TO DO
Do not repeat pictures. Repeat exactly the lines of the listing below from its first line through the line with "import pandas as pd".

DATASET SECTION
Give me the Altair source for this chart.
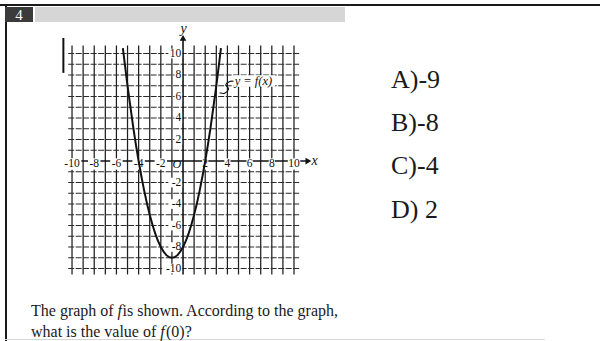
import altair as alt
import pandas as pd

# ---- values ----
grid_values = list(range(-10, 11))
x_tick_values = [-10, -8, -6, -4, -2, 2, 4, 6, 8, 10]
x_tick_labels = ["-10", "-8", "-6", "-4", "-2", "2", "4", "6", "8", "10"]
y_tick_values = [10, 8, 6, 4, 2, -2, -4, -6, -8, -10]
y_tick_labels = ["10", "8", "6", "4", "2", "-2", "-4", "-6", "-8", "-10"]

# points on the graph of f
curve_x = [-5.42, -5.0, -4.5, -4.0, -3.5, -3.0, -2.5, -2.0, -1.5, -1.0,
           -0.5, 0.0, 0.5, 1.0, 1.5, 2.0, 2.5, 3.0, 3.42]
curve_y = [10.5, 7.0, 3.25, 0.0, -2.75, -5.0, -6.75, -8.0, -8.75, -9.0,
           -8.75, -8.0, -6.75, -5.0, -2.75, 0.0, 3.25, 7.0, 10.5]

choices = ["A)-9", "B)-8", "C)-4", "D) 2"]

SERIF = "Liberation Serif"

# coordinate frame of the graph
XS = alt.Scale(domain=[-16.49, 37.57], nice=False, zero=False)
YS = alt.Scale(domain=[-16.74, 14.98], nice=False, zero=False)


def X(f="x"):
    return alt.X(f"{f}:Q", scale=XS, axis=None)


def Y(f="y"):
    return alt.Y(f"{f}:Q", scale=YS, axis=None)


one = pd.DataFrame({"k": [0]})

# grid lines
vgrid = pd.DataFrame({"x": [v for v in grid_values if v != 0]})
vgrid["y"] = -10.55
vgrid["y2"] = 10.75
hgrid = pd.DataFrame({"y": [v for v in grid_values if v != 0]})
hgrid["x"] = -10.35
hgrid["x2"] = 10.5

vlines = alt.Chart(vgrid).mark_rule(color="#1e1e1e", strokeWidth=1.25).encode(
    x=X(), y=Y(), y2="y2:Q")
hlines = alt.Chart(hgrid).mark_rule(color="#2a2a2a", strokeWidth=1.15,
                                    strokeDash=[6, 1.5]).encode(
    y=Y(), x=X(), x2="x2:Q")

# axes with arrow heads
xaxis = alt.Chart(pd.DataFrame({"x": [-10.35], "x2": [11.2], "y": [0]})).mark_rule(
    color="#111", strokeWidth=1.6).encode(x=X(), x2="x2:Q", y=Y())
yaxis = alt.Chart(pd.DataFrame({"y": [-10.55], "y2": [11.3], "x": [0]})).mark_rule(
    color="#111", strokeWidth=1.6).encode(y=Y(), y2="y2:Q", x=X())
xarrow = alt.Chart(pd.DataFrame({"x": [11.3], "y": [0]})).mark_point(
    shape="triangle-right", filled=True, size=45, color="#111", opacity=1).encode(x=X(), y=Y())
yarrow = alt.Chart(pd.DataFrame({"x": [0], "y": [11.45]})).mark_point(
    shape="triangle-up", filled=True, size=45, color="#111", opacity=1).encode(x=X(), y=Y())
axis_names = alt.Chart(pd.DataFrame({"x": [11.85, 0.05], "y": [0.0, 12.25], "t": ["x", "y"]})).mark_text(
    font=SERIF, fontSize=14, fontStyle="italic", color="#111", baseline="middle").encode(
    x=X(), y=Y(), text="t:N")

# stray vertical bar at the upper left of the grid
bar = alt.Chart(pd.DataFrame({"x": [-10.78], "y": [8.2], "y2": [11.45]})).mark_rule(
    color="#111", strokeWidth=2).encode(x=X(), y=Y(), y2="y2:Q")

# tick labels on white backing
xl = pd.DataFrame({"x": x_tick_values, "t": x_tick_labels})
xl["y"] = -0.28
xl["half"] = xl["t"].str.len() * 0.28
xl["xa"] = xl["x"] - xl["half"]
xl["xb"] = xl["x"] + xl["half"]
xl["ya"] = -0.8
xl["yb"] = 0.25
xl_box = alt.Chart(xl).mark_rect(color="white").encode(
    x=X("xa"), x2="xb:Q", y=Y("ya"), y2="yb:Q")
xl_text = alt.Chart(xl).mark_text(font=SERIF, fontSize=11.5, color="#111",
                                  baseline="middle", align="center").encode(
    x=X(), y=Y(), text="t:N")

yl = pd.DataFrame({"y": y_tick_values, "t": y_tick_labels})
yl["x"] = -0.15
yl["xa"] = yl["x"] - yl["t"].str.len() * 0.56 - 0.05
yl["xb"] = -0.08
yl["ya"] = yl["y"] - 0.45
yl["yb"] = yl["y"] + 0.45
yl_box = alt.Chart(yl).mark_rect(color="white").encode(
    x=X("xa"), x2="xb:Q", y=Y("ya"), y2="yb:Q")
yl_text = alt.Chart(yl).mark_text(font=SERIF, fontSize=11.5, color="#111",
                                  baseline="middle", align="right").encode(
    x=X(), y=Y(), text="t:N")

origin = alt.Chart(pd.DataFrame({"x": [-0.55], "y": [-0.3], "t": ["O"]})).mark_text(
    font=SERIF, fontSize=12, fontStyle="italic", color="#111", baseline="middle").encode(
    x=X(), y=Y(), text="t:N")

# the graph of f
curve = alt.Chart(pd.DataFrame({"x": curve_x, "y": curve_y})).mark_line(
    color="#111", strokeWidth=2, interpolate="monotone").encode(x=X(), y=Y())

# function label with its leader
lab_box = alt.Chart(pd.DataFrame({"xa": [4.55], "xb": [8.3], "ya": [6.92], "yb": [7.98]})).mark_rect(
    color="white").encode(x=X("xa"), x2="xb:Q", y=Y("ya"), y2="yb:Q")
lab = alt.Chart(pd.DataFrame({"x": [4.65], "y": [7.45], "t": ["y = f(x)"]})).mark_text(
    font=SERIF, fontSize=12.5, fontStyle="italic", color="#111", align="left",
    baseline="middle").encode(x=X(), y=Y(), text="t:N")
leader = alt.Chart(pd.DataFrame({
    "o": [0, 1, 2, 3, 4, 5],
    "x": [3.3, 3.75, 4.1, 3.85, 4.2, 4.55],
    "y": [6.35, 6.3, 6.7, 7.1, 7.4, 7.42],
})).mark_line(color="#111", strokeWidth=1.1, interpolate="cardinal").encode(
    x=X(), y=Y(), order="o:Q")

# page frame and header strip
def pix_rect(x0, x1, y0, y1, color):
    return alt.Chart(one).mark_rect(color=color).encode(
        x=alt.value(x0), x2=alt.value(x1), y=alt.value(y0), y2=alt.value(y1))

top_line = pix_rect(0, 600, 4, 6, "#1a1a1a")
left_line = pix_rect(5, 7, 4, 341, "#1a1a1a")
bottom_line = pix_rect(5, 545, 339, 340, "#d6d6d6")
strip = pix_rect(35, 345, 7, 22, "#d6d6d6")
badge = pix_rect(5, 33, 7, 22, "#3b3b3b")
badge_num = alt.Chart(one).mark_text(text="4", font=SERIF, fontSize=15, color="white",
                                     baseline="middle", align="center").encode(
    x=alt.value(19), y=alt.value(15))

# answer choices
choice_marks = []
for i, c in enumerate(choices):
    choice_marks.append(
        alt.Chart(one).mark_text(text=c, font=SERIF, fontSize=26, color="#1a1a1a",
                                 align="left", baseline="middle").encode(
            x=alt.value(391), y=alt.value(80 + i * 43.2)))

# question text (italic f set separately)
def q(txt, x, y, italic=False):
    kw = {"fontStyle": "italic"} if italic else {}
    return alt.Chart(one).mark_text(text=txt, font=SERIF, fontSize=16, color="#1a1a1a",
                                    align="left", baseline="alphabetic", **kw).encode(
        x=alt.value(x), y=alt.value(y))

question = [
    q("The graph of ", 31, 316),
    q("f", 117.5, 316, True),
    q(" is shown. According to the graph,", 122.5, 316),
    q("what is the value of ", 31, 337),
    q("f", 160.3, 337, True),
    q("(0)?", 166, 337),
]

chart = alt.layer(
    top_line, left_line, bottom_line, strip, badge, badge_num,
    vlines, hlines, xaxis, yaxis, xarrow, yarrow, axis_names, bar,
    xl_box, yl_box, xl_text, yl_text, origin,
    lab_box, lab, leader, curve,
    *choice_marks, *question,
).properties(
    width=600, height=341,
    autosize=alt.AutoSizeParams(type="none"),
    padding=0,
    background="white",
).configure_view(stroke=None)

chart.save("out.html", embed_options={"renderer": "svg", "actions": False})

WRITTEN ANSWER
Give me the Altair source for this chart.
import altair as alt
import pandas as pd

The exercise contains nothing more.